I know my personal anecdote may be a tad less than persuasive, but there are actual studies that will tell you the same: stifling heat and learning do not go well together. One such study, conducted over a 14 year period, quantified the relationship between heat exposure and cognitive skill development. According to Goodman et al., excessive classroom temperatures caused a significant drop in the performance of students taking the PSAT. Goodman concluded that “On average, student achievement fell by the equivalent of 1 percent of a year’s worth of learning for each additional degree Fahrenheit in temperature during the year preceding the exam.”

And for low income and minority students? Heat’s negative impact is exacerbated. That one degree affects these students’ academic outcomes three-fold to that of upper income families.

Tulsa University’s Indoor Air Program looked at the problem in a different way. Studying a large southwestern school district, they discovered that students’ math, reading, and science scores increased as temperatures were reduced (from a range of 78 to 67 degrees). Consequently, “proper classroom ventilation and temperature could raise students’ average test scores above state standards.”

Of course, standardized tests (and classroom grades) are not the be-all, end-all indicator of academic success. And I still think that actual teachers (like me!), who collect their own empirical data every day, illustrate best how boiling hot classrooms can quash student learning.

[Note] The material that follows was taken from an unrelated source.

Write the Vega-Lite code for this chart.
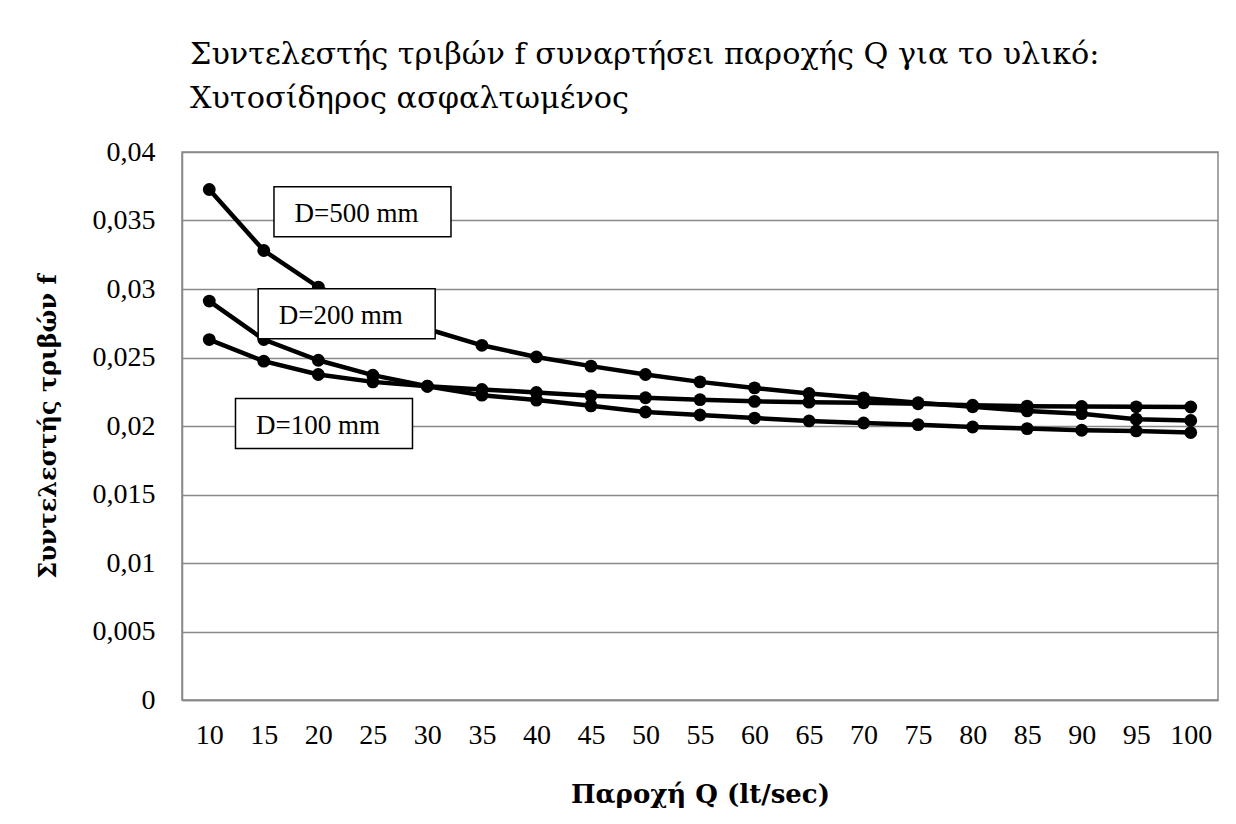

The New York State Union of Teachers (God bless them!) asks educators and parents to share their “heat stories”—and, boy, do they share. A North Rockland teacher talks about classroom temperatures close to the 100° mark. She writes, “The students have been lethargic, sweating profusely and complaining of headaches and stomach issues…On one of the days, we had no water fountain available due to rust issues in the school.”

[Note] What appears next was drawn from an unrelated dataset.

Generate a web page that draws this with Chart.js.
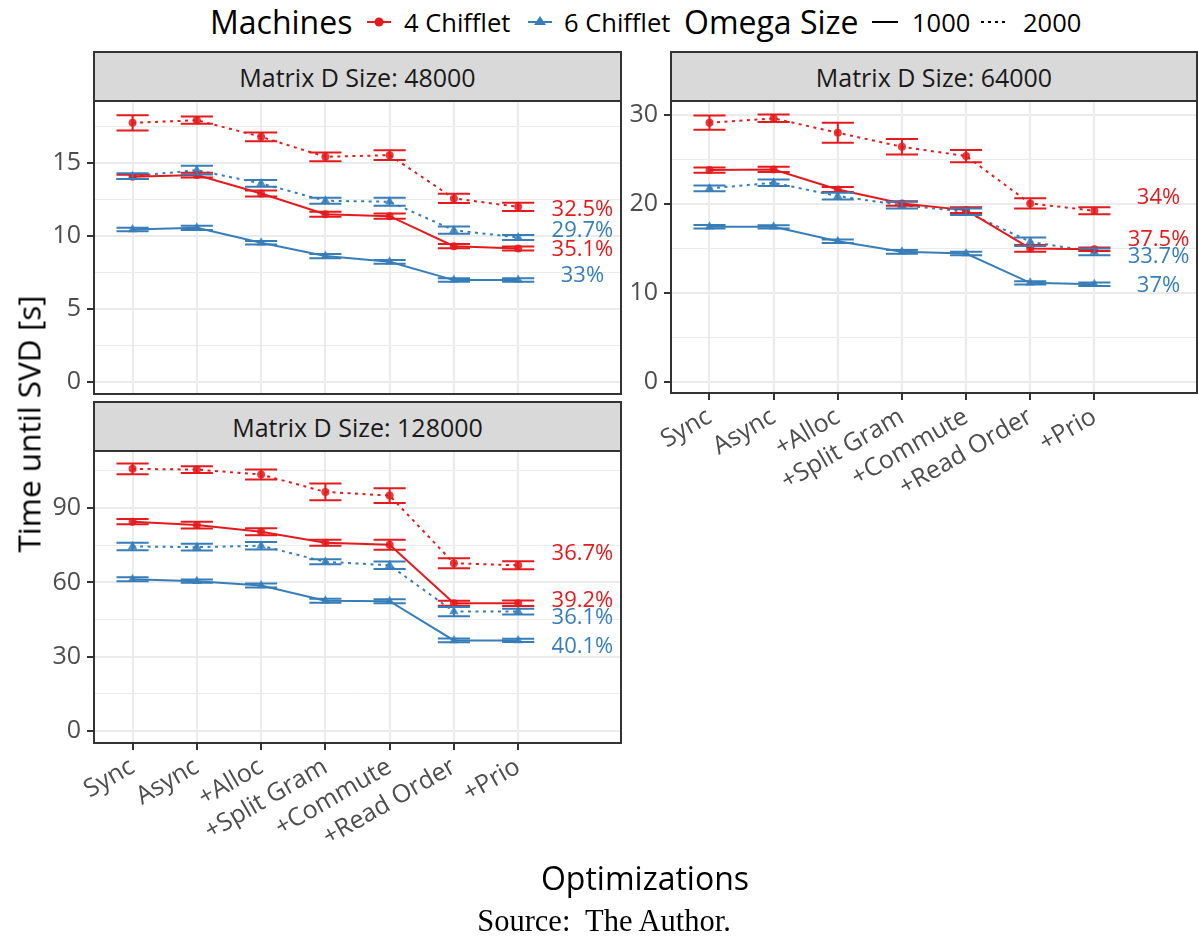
<!DOCTYPE html>
<html>
<head>
<meta charset="utf-8">
<script src="https://cdn.jsdelivr.net/npm/chart.js@4.4.1/dist/chart.umd.min.js"></script>
<style>
  body { margin: 0; width: 1198px; height: 941px; background: #fff; position: relative; overflow: hidden; font-family: "Open Sans", sans-serif; }
  canvas { position: absolute; }
  .strip { position: absolute; background: #D9D9D9; border: 2px solid #333; box-sizing: border-box; color: #1A1A1A; font-size: 25px; display: flex; align-items: center; justify-content: center; }
  .lg { position: absolute; top: 0; height: 44px; line-height: 44px; white-space: nowrap; color: #000; }
  .lg.title { font-size: 32px; }
  .lg.item { font-size: 25.5px; }
  .lg svg { position: absolute; top: 0; }
</style>
</head>
<body>

<div class="lg title" style="left:210px">Machines</div>
<div class="lg" style="left:366px;width:26px"><svg width="26" height="44"><line x1="1" y1="22" x2="25" y2="22" stroke="#E41A1C" stroke-width="2"/><circle cx="13" cy="22" r="4.5" fill="#E41A1C"/></svg></div>
<div class="lg item" style="left:404px">4 Chifflet</div>
<div class="lg" style="left:527px;width:26px"><svg width="26" height="44"><line x1="1" y1="22" x2="25" y2="22" stroke="#377EB8" stroke-width="2"/><polygon points="13,16 19,25 7,25" fill="#377EB8"/></svg></div>
<div class="lg item" style="left:564px">6 Chifflet</div>
<div class="lg title" style="left:684px">Omega Size</div>
<div class="lg" style="left:871px;width:28px"><svg width="28" height="44"><line x1="1" y1="22" x2="27" y2="22" stroke="#000" stroke-width="2"/></svg></div>
<div class="lg item" style="left:912px">1000</div>
<div class="lg" style="left:980px;width:28px"><svg width="28" height="44"><line x1="1" y1="22" x2="27" y2="22" stroke="#000" stroke-width="2" stroke-dasharray="3 4"/></svg></div>
<div class="lg item" style="left:1023px">2000</div>

<div class="strip" id="strip1">Matrix D Size: 48000</div>
<div class="strip" id="strip2">Matrix D Size: 64000</div>
<div class="strip" id="strip3">Matrix D Size: 128000</div>

<canvas id="c48"></canvas>
<canvas id="c64"></canvas>
<canvas id="c128"></canvas>

<div style="position:absolute;left:28px;top:424px;transform:translate(-50%,-50%) rotate(-90deg);font-size:31.5px;white-space:nowrap;color:#000">Time until SVD [s]</div>
<div style="position:absolute;left:645px;top:877px;transform:translate(-50%,-50%);font-size:32px;white-space:nowrap;color:#000">Optimizations</div>
<div style="position:absolute;left:604px;top:921px;transform:translate(-50%,-50%);font-family:'Liberation Serif',serif;font-size:30.5px;white-space:nowrap;color:#000">Source:&nbsp; The Author.</div>

<script>
const categories = ['Sync', 'Async', '+Alloc', '+Split Gram', '+Commute', '+Read Order', '+Prio'];
const machines = ['4 Chifflet', '6 Chifflet'];
const omegaSizes = ['1000', '2000'];

// Matrix D Size: 48000
const m48_c4_o1000 = [14.07, 14.19, 12.93, 11.51, 11.37, 9.31, 9.15];
const m48_c4_o1000_err = [0.15, 0.16, 0.2, 0.17, 0.18, 0.15, 0.14];
const m48_c4_o2000 = [17.78, 17.96, 16.82, 15.45, 15.56, 12.59, 12.01];
const m48_c4_o2000_err = [0.52, 0.25, 0.3, 0.3, 0.34, 0.32, 0.28];
const m48_c6_o1000 = [10.46, 10.57, 9.54, 8.63, 8.24, 6.98, 6.98];
const m48_c6_o1000_err = [0.12, 0.15, 0.12, 0.14, 0.13, 0.12, 0.12];
const m48_c6_o2000 = [14.12, 14.53, 13.62, 12.43, 12.36, 10.41, 9.91];
const m48_c6_o2000_err = [0.2, 0.3, 0.23, 0.2, 0.27, 0.25, 0.17];
const m48_ticks = [0, 5, 10, 15];
const m48_pct = ['32.5%', '29.7%', '35.1%', '33%'];
const m48_pctY = [11.8, 10.35, 9.05, 7.26];
const m48_pctMachine = ['4 Chifflet', '6 Chifflet', '4 Chifflet', '6 Chifflet'];

// Matrix D Size: 64000
const m64_c4_o1000 = [23.81, 23.88, 21.63, 20.06, 19.31, 15.0, 14.92];
const m64_c4_o1000_err = [0.3, 0.3, 0.28, 0.25, 0.33, 0.38, 0.2];
const m64_c4_o2000 = [29.13, 29.62, 28.0, 26.43, 25.38, 20.06, 19.24];
const m64_c4_o2000_err = [0.8, 0.42, 1.12, 0.88, 0.68, 0.58, 0.4];
const m64_c6_o1000 = [17.43, 17.43, 15.82, 14.62, 14.43, 11.14, 10.99];
const m64_c6_o1000_err = [0.2, 0.18, 0.2, 0.2, 0.2, 0.18, 0.2];
const m64_c6_o2000 = [21.75, 22.38, 20.88, 19.87, 19.12, 15.75, 14.62];
const m64_c6_o2000_err = [0.32, 0.37, 0.37, 0.37, 0.37, 0.47, 0.37];
const m64_ticks = [0, 10, 20, 30];
const m64_pct = ['34%', '37.5%', '33.7%', '37%'];
const m64_pctY = [20.67, 15.96, 14.04, 10.79];
const m64_pctMachine = ['4 Chifflet', '4 Chifflet', '6 Chifflet', '6 Chifflet'];

// Matrix D Size: 128000
const m128_c4_o1000 = [84.5, 83.1, 80.4, 76.0, 75.2, 51.6, 51.6];
const m128_c4_o1000_err = [1.1, 1.35, 1.4, 1.2, 2.0, 1.0, 1.1];
const m128_c4_o2000 = [105.8, 105.5, 103.5, 96.5, 95.0, 67.7, 66.9];
const m128_c4_o2000_err = [2.2, 1.35, 2.0, 3.35, 3.0, 2.05, 1.65];
const m128_c6_o1000 = [61.3, 60.5, 58.7, 52.6, 52.4, 36.6, 36.6];
const m128_c6_o1000_err = [0.8, 0.7, 0.8, 0.8, 0.8, 0.8, 0.7];
const m128_c6_o2000 = [74.5, 74.2, 74.8, 68.3, 66.9, 48.2, 48.2];
const m128_c6_o2000_err = [1.5, 1.35, 1.5, 1.0, 1.55, 1.9, 1.2];
const m128_ticks = [0, 30, 60, 90];
const m128_pct = ['36.7%', '39.2%', '36.1%', '40.1%'];
const m128_pctY = [71.4, 52.5, 45.6, 33.9];
const m128_pctMachine = ['4 Chifflet', '4 Chifflet', '6 Chifflet', '6 Chifflet'];

const machineColor = { '4 Chifflet': '#E41A1C', '6 Chifflet': '#377EB8' };
const machineAlpha = { '4 Chifflet': 'rgba(228,26,28,0.85)', '6 Chifflet': 'rgba(55,126,184,0.85)' };
const FONT = '"Open Sans", sans-serif';

function series(machine, omega, values, errors) {
  const col = machineColor[machine];
  return {
    label: machine + ' / ' + omega,
    data: values.map((v, i) => ({ x: i + 1, y: v })),
    errors: errors,
    borderColor: col,
    backgroundColor: machineAlpha[machine],
    borderWidth: 2,
    borderDash: omega === '2000' ? [3, 4.5] : [],
    pointStyle: machine === '4 Chifflet' ? 'circle' : 'triangle',
    pointRadius: machine === '4 Chifflet' ? 4 : 5.5,
    pointBorderWidth: 0,
    pointBackgroundColor: machineAlpha[machine],
    tension: 0,
    fill: false
  };
}

function makePanel(id, stripId, box, yMin, yMax, ticks, datasets, pct, pctY, pctMachine, showX) {
  const PADL = 100, PADT = 30, PADR = 30, XH = showX ? 130 : 30;
  const cv = document.getElementById(id);
  const W = PADL + box.w + PADR, H = PADT + box.h + XH;
  cv.width = W; cv.height = H;
  cv.style.left = (box.x - PADL) + 'px';
  cv.style.top = (box.y - PADT) + 'px';
  cv.style.width = W + 'px'; cv.style.height = H + 'px';

  const st = document.getElementById(stripId);
  st.style.left = (box.x - 1) + 'px';
  st.style.width = (box.w + 2) + 'px';
  st.style.top = box.stripTop + 'px';
  st.style.height = (box.y - box.stripTop + 1) + 'px';

  const step = ticks[1] - ticks[0];
  const yTickList = [];
  ticks.forEach(t => {
    yTickList.push({ value: t });
    if (t + step / 2 <= yMax) yTickList.push({ value: t + step / 2, minor: true });
  });

  const decor = {
    id: 'decor' + id,
    afterDatasetsDraw(chart) {
      const ctx = chart.ctx, xs = chart.scales.x, ys = chart.scales.y;
      chart.data.datasets.forEach(ds => {
        ctx.save();
        ctx.strokeStyle = ds.borderColor;
        ctx.lineWidth = 2;
        ctx.setLineDash([]);
        ds.data.forEach((p, j) => {
          const e = ds.errors[j];
          const x = xs.getPixelForValue(p.x);
          const x0 = xs.getPixelForValue(p.x - 0.25), x1 = xs.getPixelForValue(p.x + 0.25);
          const yl = ys.getPixelForValue(p.y - e), yh = ys.getPixelForValue(p.y + e);
          ctx.beginPath();
          ctx.moveTo(x0, yh); ctx.lineTo(x1, yh);
          ctx.moveTo(x, yh); ctx.lineTo(x, yl);
          ctx.moveTo(x0, yl); ctx.lineTo(x1, yl);
          ctx.stroke();
        });
        ctx.restore();
      });
      ctx.save();
      ctx.font = '22px ' + FONT;
      ctx.textAlign = 'center';
      ctx.textBaseline = 'middle';
      pct.forEach((t, i) => {
        ctx.fillStyle = machineColor[pctMachine[i]];
        ctx.fillText(t, xs.getPixelForValue(8), ys.getPixelForValue(pctY[i]));
      });
      ctx.restore();
    },
    afterDraw(chart) {
      const a = chart.chartArea, ctx = chart.ctx;
      ctx.save();
      ctx.strokeStyle = '#333333';
      ctx.lineWidth = 2;
      ctx.strokeRect(a.left, a.top, a.right - a.left, a.bottom - a.top);
      ctx.restore();
    }
  };

  return new Chart(cv, {
    type: 'line',
    data: { datasets: datasets },
    plugins: [decor],
    options: {
      responsive: false,
      animation: false,
      layout: { padding: { left: 0, top: PADT, right: PADR, bottom: 0 } },
      plugins: { legend: { display: false }, tooltip: { enabled: false } },
      scales: {
        x: {
          type: 'linear', min: 0.4, max: 8.6,
          afterBuildTicks: s => { s.ticks = categories.map((c, i) => ({ value: i + 1 })); },
          afterFit: s => { s.height = XH; },
          border: { display: false },
          grid: { color: '#EBEBEB', lineWidth: 2, drawTicks: showX, tickLength: 7, tickColor: '#333333', tickWidth: 2 },
          ticks: {
            display: showX, autoSkip: false, minRotation: 30, maxRotation: 30, padding: 2,
            color: '#4D4D4D', font: { family: FONT, size: 25 },
            callback: v => categories[v - 1]
          }
        },
        y: {
          type: 'linear', min: yMin, max: yMax,
          afterBuildTicks: s => { s.ticks = yTickList.map(t => Object.assign({}, t)); },
          afterFit: s => { s.width = PADL; },
          border: { display: false },
          grid: {
            color: '#EBEBEB',
            lineWidth: c => (c.tick && c.tick.minor) ? 1 : 2,
            tickLength: 7,
            tickColor: c => (c.tick && c.tick.minor) ? 'rgba(0,0,0,0)' : '#333333',
            tickWidth: 2
          },
          ticks: {
            autoSkip: false, padding: 6, color: '#4D4D4D', font: { family: FONT, size: 25 },
            callback: v => ticks.includes(v) ? String(v) : ''
          }
        }
      }
    }
  });
}

function panelSeries(c4o1, c4o1e, c4o2, c4o2e, c6o1, c6o1e, c6o2, c6o2e) {
  return [
    series('4 Chifflet', '1000', c4o1, c4o1e),
    series('4 Chifflet', '2000', c4o2, c4o2e),
    series('6 Chifflet', '1000', c6o1, c6o1e),
    series('6 Chifflet', '2000', c6o2, c6o2e)
  ];
}

makePanel('c48', 'strip1', { x: 94, y: 101, w: 527, h: 293, stripTop: 51 }, -0.84, 19.28, m48_ticks,
  panelSeries(m48_c4_o1000, m48_c4_o1000_err, m48_c4_o2000, m48_c4_o2000_err,
              m48_c6_o1000, m48_c6_o1000_err, m48_c6_o2000, m48_c6_o2000_err),
  m48_pct, m48_pctY, m48_pctMachine, false);

makePanel('c64', 'strip2', { x: 671, y: 101, w: 526, h: 292, stripTop: 51 }, -1.24, 31.57, m64_ticks,
  panelSeries(m64_c4_o1000, m64_c4_o1000_err, m64_c4_o2000, m64_c4_o2000_err,
              m64_c6_o1000, m64_c6_o1000_err, m64_c6_o2000, m64_c6_o2000_err),
  m64_pct, m64_pctY, m64_pctMachine, true);

makePanel('c128', 'strip3', { x: 94, y: 451, w: 527, h: 292, stripTop: 401 }, -4.8, 113.0, m128_ticks,
  panelSeries(m128_c4_o1000, m128_c4_o1000_err, m128_c4_o2000, m128_c4_o2000_err,
              m128_c6_o1000, m128_c6_o1000_err, m128_c6_o2000, m128_c6_o2000_err),
  m128_pct, m128_pctY, m128_pctMachine, true);
</script>
</body>
</html>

From a Hyde Park teacher, more of the same: “You could not breathe…I felt dizzy, dry and dehydrated…Students were glazed over [and] papers were wet with sweat and humidity and again no learning was taking place. How can we get these students to succeed [and] learn….”

We understood a long time ago that lacking sleep and poor nutrition could have a negative effect on educational outcomes—isn’t it a no-brainer that sweltering heat could too? Do we really need professional research or even testimonials to prove to us that a “hot environment…[impacts] the brain, with uncomfortable heat diminishing cognitive abilities”?

In the end, boards of education have two options: they can invest in effective cooling equipment —or they can continue to broast our students’ brains. Let’s hope they make the right decision.